Bei so vielen verschiedenen Teilen dürfte die Lagerhaltung ziemlich kompliziert sein…
Olivier Loret: Da müssen wir immer ein bisschen jonglieren. Wir versuchen, selbst keine größeren Mengen Teile einzulagern. Stattdessen stimmen wir uns mit den anderen Abteilungen ab, damit wir immer genügend Komponenten zur Verfügung haben. Dabei suchen wir den goldenen Mittelweg zwischen kleinem Lagerbestand und schneller Reaktion. Wir müssen jederzeit in der Lage sein, ein Aggregat nach den vorgegebenen Spezifikationen für Tests aufzubauen - das ist die wesentliche Maßgabe. Ein RS27 besteht aus rund 2.500 Teilen. Wir verwalten aber mehr als 4.000 verschiedene Teile, weil immer wieder etwas geändert wird. Etwa die Hälfte davon kommt in größeren Chargen - deren gewissenhafte Inspektion ist natürlich sehr wichtig.

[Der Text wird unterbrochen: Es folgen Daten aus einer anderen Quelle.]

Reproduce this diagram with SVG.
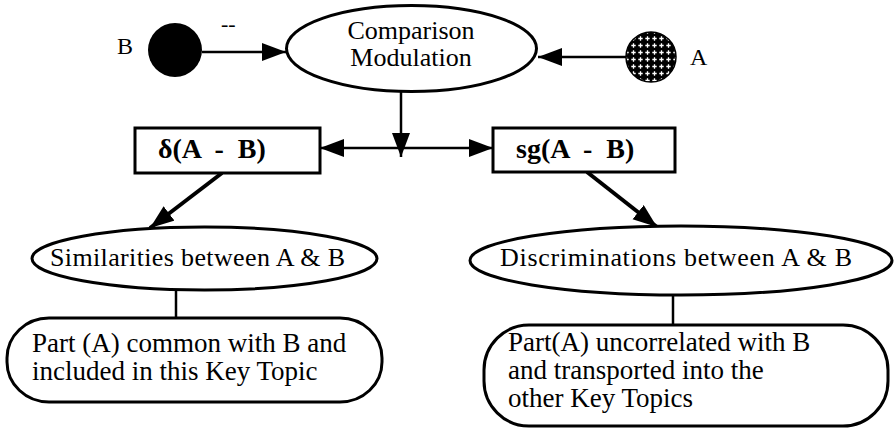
<svg xmlns="http://www.w3.org/2000/svg" width="894" height="428" viewBox="0 0 894 428" font-family="'Liberation Serif', 'Times New Roman', Times, 'DejaVu Serif', serif">
<style>
  text { font-family: "Liberation Serif", "Times New Roman", Times, "DejaVu Serif", serif; fill: #000; }
  .lbl { font-size: 26px; }
  .bold { font-size: 28px; font-weight: bold; }
  .shape { fill: #fff; stroke: #000; stroke-width: 3; }
  .thin { stroke: #000; stroke-width: 2.5; fill: none; }
  .thick { stroke: #000; stroke-width: 4; fill: none; }
</style>
<defs>
  <marker id="ah" markerUnits="userSpaceOnUse" markerWidth="26" markerHeight="20" refX="24" refY="9" orient="auto">
    <path d="M0,0 L24,9 L0,18 Z" fill="#000"/>
  </marker>
  <marker id="ahs" markerUnits="userSpaceOnUse" markerWidth="26" markerHeight="20" refX="24" refY="9" orient="auto-start-reverse">
    <path d="M0,0 L24,9 L0,18 Z" fill="#000"/>
  </marker>
  <pattern id="hatch" patternUnits="userSpaceOnUse" width="7" height="7">
    <rect width="7" height="7" fill="#000"/>
    <path d="M3.5,1.3 V5.7 M1.3,3.5 H5.7" stroke="#fff" stroke-width="1.3"/>
  </pattern>
</defs>

<g id="connectors">
  <line class="thin" x1="202" y1="52" x2="286" y2="52" marker-end="url(#ah)"/>
  <line class="thin" x1="626" y1="57" x2="538" y2="57" marker-end="url(#ah)"/>
  <line class="thin" x1="401" y1="92" x2="401" y2="157" marker-end="url(#ah)"/>
  <line class="thin" x1="320" y1="148" x2="493" y2="148" marker-start="url(#ahs)" marker-end="url(#ah)"/>
  <line class="thick" x1="222" y1="173" x2="150" y2="228" marker-end="url(#ah)"/>
  <line class="thick" x1="587" y1="172" x2="657" y2="227" marker-end="url(#ah)"/>
  <line class="thin" x1="176" y1="290" x2="176" y2="318"/>
  <line class="thin" x1="673" y1="295" x2="673" y2="325"/>
</g>

<g id="nodeB">
  <circle cx="175" cy="50" r="27" fill="#000"/>
  <text x="117" y="54" style="font-size:24px">B</text>
  <text x="221" y="31" style="font-size:22px">--</text>
</g>

<g id="nodeA">
  <circle cx="651" cy="57" r="25" fill="url(#hatch)" stroke="#000" stroke-width="1.5"/>
  <text x="690" y="65" style="font-size:24px">A</text>
</g>

<g id="comparison">
  <ellipse class="shape" cx="411.5" cy="48.5" rx="125" ry="43"/>
  <text class="lbl" x="411" y="39" text-anchor="middle">Comparison</text>
  <text class="lbl" x="411" y="66" text-anchor="middle">Modulation</text>
</g>

<g id="delta">
  <rect class="shape" x="135" y="128" width="185" height="45"/>
  <text class="bold" x="158" y="158" xml:space="preserve">δ(A  -  B)</text>
</g>

<g id="sg">
  <rect class="shape" x="493" y="128" width="182" height="44"/>
  <text class="bold" x="516" y="158" xml:space="preserve">sg(A  -  B)</text>
</g>

<g id="similarities">
  <ellipse class="shape" cx="204.5" cy="258.5" rx="172.5" ry="31.5"/>
  <text class="lbl" x="50" y="266" textLength="295">Similarities between A &amp; B</text>
</g>

<g id="discriminations">
  <ellipse class="shape" cx="681" cy="260.5" rx="211" ry="34.5"/>
  <text class="lbl" x="500" y="266" textLength="352">Discriminations between A &amp; B</text>
</g>

<g id="common">
  <rect class="shape" x="7" y="318" width="375" height="84" rx="42" ry="40"/>
  <text class="lbl" x="32" y="352" style="font-size:27px">Part (A) common with B and</text>
  <text class="lbl" x="32" y="380" style="font-size:27px">included in this Key Topic</text>
</g>

<g id="uncorrelated">
  <rect class="shape" x="484" y="325" width="404" height="101" rx="45" ry="45"/>
  <text class="lbl" x="508" y="351" style="font-size:27px">Part(A) uncorrelated with B</text>
  <text class="lbl" x="508" y="379" style="font-size:27px">and transported into the</text>
  <text class="lbl" x="508" y="407" style="font-size:27px">other Key Topics</text>
</g>
</svg>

Wie lang dauert es, einen RS27-V8 aufzubauen?
Olivier Loret: Wenn alle Teile vorhanden sind, arbeiten zwei Techniker rund eine Woche daran.

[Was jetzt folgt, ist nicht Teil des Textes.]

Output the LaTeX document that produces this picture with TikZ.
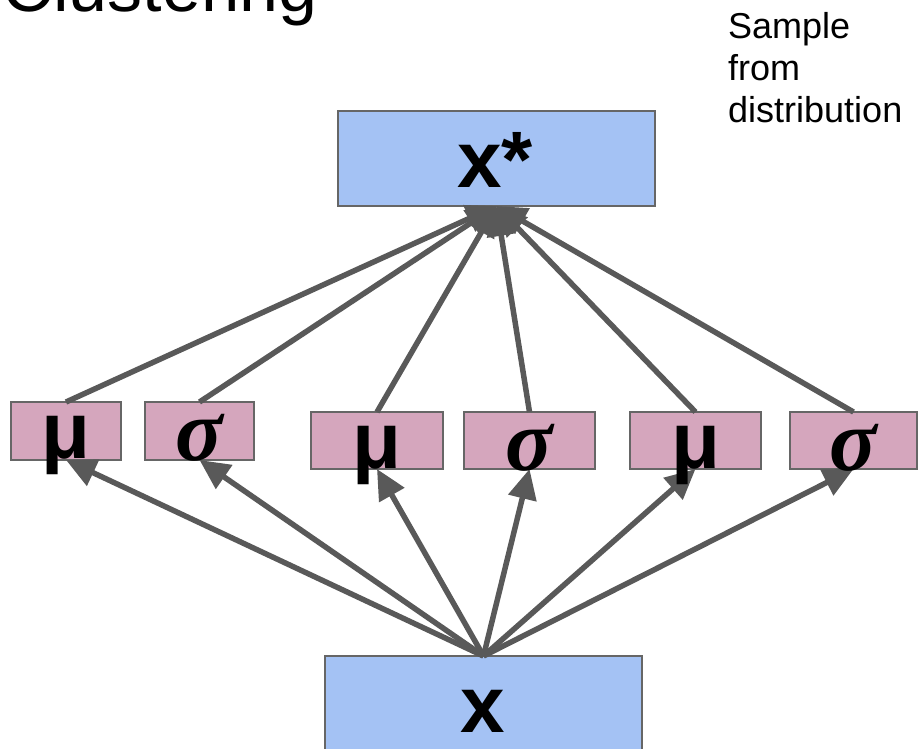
\documentclass[tikz,border=0pt]{standalone}
\usepackage{fontspec}
\setmainfont{Liberation Sans}
\newfontfamily\greekserif{Liberation Serif}
\usetikzlibrary{arrows.meta}

\definecolor{boxblue}{HTML}{A4C2F4}
\definecolor{boxpink}{HTML}{D5A6BD}
\definecolor{edgegray}{HTML}{666666}
\definecolor{arrowgray}{HTML}{595959}

\tikzset{
  plainbox/.style={draw=edgegray, line width=1.5pt, rectangle, anchor=north west,
                   inner sep=0pt, outer sep=0pt},
  databox/.style={plainbox, fill=boxblue},
  parambox/.style={plainbox, fill=boxpink},
  link/.style={draw=arrowgray, line width=5.5pt},
  flow/.style={link, -{Triangle[length=30pt,width=28pt]}},
  bigsym/.style={font=\fontsize{80}{80}\selectfont\bfseries, inner sep=0pt, anchor=base},
  musym/.style={font=\fontsize{80}{80}\selectfont\bfseries, inner sep=0pt, anchor=base},
  sigmasym/.style={font=\fontsize{88}{88}\selectfont\greekserif\bfseries\itshape, inner sep=0pt, anchor=base},
  note/.style={font=\fontsize{36}{42}\selectfont, inner sep=0pt, anchor=base west},
}

\begin{document}
\begin{tikzpicture}[x=1pt, y=-1pt]
\useasboundingbox (0,0) rectangle (918,749);

% title, mostly above the visible area
\node[font=\fontsize{70}{70}\selectfont, inner sep=0pt, anchor=base east] (title) at (318,12) {Clustering};

% side note
\node[note] (note1) at (728,39) {Sample};
\node[note] (note2) at (728,81) {from};
\node[note] (note3) at (728,123) {distribution};

% output and input boxes
\node[databox, minimum width=317pt, minimum height=95pt] (xs) at (338,111) {};
\node[databox, minimum width=317pt, minimum height=110pt] (xin) at (325,656) {};

% mean / std boxes
\node[parambox, minimum width=110pt, minimum height=58pt] (m1) at (11,402) {};
\node[parambox, minimum width=109pt, minimum height=58pt] (s1) at (145,402) {};
\node[parambox, minimum width=132pt, minimum height=57pt] (m2) at (311,412) {};
\node[parambox, minimum width=131pt, minimum height=57pt] (s2) at (464,412) {};
\node[parambox, minimum width=131pt, minimum height=57pt] (m3) at (630,412) {};
\node[parambox, minimum width=127pt, minimum height=57pt] (s3) at (790,412) {};

% input feeds every parameter
\foreach \b in {m1,s1,m2,s2,m3,s3}
  \draw[flow] (xin.north) -- (\b.south);

% parameters feed the sample
\foreach \b in {m1,s1,m2,s2,m3,s3}
  \draw[flow] (\b.north) -- (xs.south);

% labels
\node[bigsym] (xslabel) at (495,187) {x*};
\node[bigsym] (xlabel) at (483,732) {x};

\node[musym] (m1l) at (m1.center |- {(0,458)}) {μ};
\node[sigmasym] (s1l) at (s1.center |- {(0,460)}) {σ};
\node[musym] (m2l) at (m2.center |- {(0,468)}) {μ};
\node[sigmasym] (s2l) at (s2.center |- {(0,470)}) {σ};
\node[musym] (m3l) at (m3.center |- {(0,468)}) {μ};
\node[sigmasym] (s3l) at (s3.center |- {(0,470)}) {σ};
\end{tikzpicture}
\end{document}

Die Renault-Motoren warden auf Herz und Nieren geprüft, Foto: Sutton
Die Renault-Motoren warden auf Herz und Nieren geprüft, Foto: Sutton

Und wie schnell könnt ihr Änderungen an den Testmotoren vornehmen?
Olivier Loret: Das kann einen halben Tag dauern, eine Stunde - je nachdem... Wenn wir eine Baugruppe tief im Innern des Motors ändern sollen, ist es manchmal die schnellere Lösung, einen komplett neuen Motor aufzubauen. Das hängt immer davon ab, wie der Plan aussieht, wie viele Techniker verfügbar sind und was die Test-Abteilung braucht. Einen Motor zu bauen, ist das Eine, ihn auf dem Prüfstand zu testen, etwas Anderes.

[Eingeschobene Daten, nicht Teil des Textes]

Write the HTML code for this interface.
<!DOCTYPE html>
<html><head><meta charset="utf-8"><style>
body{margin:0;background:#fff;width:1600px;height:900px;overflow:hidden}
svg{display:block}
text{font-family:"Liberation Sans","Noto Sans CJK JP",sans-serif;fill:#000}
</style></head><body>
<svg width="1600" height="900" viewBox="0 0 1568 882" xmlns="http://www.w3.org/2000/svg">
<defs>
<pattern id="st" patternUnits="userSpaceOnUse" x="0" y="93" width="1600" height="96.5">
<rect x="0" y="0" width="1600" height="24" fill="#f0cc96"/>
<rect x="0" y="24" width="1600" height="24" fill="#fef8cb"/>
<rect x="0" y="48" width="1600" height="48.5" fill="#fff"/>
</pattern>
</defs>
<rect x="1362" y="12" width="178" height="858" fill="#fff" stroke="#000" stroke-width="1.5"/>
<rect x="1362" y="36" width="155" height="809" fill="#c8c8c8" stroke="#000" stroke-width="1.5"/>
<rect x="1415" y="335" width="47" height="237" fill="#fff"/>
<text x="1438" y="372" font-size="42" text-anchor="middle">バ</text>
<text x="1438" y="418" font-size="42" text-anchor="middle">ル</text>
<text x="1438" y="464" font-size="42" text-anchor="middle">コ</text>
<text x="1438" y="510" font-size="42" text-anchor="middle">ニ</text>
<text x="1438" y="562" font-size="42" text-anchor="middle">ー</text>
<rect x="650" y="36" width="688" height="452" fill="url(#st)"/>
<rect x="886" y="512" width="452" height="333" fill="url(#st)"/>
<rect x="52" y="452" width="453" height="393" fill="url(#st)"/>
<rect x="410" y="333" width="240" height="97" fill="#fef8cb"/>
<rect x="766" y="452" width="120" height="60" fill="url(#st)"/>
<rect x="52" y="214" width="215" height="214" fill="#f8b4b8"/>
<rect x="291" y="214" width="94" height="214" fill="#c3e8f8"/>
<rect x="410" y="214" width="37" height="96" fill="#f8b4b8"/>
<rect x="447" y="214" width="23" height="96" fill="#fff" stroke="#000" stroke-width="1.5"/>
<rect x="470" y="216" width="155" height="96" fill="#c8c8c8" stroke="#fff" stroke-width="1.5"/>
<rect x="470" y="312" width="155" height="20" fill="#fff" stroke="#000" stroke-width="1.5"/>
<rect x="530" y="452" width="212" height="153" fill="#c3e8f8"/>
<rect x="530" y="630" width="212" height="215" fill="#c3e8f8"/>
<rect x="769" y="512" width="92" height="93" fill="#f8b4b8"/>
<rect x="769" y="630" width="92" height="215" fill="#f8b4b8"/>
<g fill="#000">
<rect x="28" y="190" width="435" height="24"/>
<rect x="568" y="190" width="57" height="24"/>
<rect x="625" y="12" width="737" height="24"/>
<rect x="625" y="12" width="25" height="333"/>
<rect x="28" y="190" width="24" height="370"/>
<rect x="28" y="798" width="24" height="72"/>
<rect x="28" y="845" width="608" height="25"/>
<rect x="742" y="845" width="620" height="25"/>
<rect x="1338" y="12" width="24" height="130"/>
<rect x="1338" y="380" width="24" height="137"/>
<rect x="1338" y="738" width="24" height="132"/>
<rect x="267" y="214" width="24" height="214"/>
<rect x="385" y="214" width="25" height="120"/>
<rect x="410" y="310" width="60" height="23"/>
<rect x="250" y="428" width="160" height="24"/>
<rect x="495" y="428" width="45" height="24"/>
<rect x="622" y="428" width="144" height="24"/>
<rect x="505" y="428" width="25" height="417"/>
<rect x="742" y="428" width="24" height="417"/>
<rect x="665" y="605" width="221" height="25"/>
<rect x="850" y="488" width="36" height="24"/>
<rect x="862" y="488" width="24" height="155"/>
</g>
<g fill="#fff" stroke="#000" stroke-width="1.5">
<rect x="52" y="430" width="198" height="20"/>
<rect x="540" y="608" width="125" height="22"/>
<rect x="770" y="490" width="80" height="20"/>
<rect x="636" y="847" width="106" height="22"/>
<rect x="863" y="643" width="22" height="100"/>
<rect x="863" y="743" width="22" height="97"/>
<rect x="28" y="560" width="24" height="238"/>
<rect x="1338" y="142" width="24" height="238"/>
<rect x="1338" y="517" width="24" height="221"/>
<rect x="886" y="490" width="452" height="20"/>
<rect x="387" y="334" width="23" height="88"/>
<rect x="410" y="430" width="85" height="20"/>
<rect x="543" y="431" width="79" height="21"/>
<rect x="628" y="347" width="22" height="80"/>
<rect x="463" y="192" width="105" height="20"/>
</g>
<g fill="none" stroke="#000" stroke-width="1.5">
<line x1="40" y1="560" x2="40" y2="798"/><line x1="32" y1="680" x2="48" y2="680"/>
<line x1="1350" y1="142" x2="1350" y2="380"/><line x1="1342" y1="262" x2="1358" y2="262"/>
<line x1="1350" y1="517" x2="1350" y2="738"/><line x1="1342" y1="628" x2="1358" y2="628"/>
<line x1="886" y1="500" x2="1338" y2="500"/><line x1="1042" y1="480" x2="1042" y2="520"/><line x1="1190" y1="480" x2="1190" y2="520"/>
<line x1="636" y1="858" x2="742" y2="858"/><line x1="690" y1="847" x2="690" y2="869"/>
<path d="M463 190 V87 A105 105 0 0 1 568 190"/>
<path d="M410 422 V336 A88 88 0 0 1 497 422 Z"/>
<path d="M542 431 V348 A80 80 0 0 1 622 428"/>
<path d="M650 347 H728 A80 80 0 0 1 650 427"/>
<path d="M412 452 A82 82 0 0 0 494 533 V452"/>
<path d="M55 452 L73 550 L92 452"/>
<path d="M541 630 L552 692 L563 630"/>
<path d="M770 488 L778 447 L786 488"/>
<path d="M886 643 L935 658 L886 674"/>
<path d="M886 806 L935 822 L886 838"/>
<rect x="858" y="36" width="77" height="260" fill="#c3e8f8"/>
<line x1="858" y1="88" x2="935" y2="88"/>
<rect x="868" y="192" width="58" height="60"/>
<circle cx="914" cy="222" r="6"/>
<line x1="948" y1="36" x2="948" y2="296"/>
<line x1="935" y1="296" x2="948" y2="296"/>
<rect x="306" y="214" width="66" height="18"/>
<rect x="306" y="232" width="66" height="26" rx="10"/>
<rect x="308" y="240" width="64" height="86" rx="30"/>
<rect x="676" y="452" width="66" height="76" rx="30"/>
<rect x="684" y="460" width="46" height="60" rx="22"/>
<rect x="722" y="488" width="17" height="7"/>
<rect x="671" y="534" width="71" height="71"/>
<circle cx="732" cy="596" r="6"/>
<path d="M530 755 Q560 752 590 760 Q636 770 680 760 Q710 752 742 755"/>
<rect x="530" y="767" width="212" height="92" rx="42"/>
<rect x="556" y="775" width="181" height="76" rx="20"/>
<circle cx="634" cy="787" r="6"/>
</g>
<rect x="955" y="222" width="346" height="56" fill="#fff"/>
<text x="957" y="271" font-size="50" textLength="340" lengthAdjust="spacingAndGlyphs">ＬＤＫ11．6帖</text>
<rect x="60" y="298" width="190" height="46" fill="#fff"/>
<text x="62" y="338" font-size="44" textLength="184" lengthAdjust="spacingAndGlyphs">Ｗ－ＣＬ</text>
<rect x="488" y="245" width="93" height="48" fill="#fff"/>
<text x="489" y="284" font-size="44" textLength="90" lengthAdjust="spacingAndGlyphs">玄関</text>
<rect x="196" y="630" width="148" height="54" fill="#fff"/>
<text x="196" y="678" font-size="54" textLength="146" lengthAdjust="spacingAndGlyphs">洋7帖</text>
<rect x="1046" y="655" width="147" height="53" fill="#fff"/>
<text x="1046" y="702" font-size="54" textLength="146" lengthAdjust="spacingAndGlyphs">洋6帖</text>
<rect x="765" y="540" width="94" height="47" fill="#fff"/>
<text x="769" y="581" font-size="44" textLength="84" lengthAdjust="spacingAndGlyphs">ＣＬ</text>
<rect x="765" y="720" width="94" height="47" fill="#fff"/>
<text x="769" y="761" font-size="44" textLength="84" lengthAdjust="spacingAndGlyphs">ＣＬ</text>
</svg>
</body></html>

Kommt es dabei nicht auch mal zu Fehlern?
Olivier Loret: Nein, so gut wie gar nicht - es gibt viel weniger Fehler, seit die Motorenentwicklung eingefroren ist. Wir sind darauf spezialisiert, Chargen von Teilen zu prüfen. Sobald die Saison startet, konzentrieren wir uns auf das Testen von Getrieben und Motor-Mappings.

Was denken Sie, wenn ein Motor zum ersten Mal gezündet wird?
Olivier Loret: Ich habe immer ein bisschen Bedenken im Hinterkopf, dass sich vielleicht doch ein menschlicher Fehler eingeschlichen haben könnte. Selbst wenn wir praktisch mit einer Null-Fehler-Quote arbeiten, sind wir nur Menschen. Beim ersten Zünden bin ich also nie ganz sicher. Aber in der Regel haben wir alles unter Kontrolle.

Wie können Sie denn Fehler überhaupt ausschließen?
Olivier Loret: Es gibt für jede Tätigkeit Checklisten und sehr detaillierte Formulare, die der jeweilige Ingenieur ausfüllen muss. Wir arbeiten immer in Teams von zwei Technikern, die sich gegenseitig überprüfen. Und weil vier Augen mehr sehen als zwei, haben wir eine zusätzliche Sicherheit, nichts zu übersehen.

Werden manche Bauteile auch mehrfach benutzt?
Olivier Loret: Ja, es gibt ein paar Teile, deren Laufleistung von der Qualitätssicherung festgelegt wird. Nach dem Einsatz durchläuft so ein Teil eine Revision. Es wird zunächst optisch geprüft, dann gegebenenfalls in allen Dimensionen vermessen. Anschließend folgt buchstäblich der Knackpunkt: die Suche nach eventuellen Haarrissen. Für die eisenhaltigen Komponenten gibt es zudem einen Magnettest. Wenn ein Teil nach dieser Prozedur für ok erklärt wird, geht es zurück an den Motorenbau - wo es gewöhnlich nicht lange herumliegt...

Ist Ihr Team auch schon an der Entwicklung der neuen 1,6-Liter-Turbos für die Saison 2014 beteiligt?
Olivier Loret: Ja, das ist eine großartige Aufgabe. Es gibt jede Menge neue Teile und Technologien. Wir werden unsere Prozesse und Arbeitsweise beim Zusammenbau ändern müssen. Diese Motoren werden fundamental anders sein als die jetzigen V8-Sauger. Das in den Griff zu bekommen, wird viel Arbeit und viel Spaß machen. Für uns ist das eine willkommene Abwechslung, denn wir schrauben ja letztlich seit 2007 immer an den gleichen Triebwerken herum.